The only thing I can think of where HPCC looks like it has a disadvantage as compared to Hadoop is adoption rate and licensing. I hope these will prove not to be significant hurdles for HPCC, but I think that these might be bigger problems then they seem. Especially the AGPL licensing seems problematic to me.
The AGPL is not well regarded by anyone I know - not in the open source world. The general idea seems to be that even more than plain GPL3 it restricts how the software may be used. If the goal of open sourcing HPCC is to gain mindshare and a developer community (something that hadoop has done and is doing extremely well) then a more permissive license is really the way to go.
If you look at products like MySQL but also Pentaho - they are both very strongly corporately led products. The have a good number of users, but few contributions from outside the company, and this is probably due to a combination of GPL licensing and the additional requirement for handing over the copyright of any contributions to the company. Hence these products don't really benefit from an open source development model (or at least not as much as they could). For these companies, Open source may help initially to gain a lot of users, but those are in majority the users that just want a free ride: conversion rates to enterprise edition customers are quite low. It might be enough to make a decent buck, but eventually you'll hit a cap on how far you can grow. I'm not saying this is bad - you only need to grow as much as you have to, but it is something to be aware of.
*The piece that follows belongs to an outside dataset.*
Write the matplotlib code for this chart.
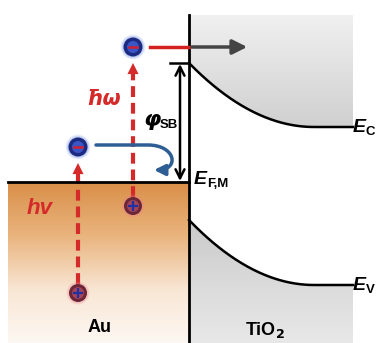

Contrast this to Hadoop. The have a Apache 2.0 permissive license, and this results in many individuals but also companies contributing to the project. And there are still companies like Cloudera that manage to make a good living off of the services around their distribution of Hadoop. You don't lose the ability to develop add-ons either with this model - apache 2.0 allows all that. The difference with GPL (and AGPL) of course is that it allows this also to other users and companies. So the trick to stay on top in this model is to simply offer the best product (as opposed to being the sole holder of the copyright to he code).
Anyway - that is it for now - I hope this is helpful.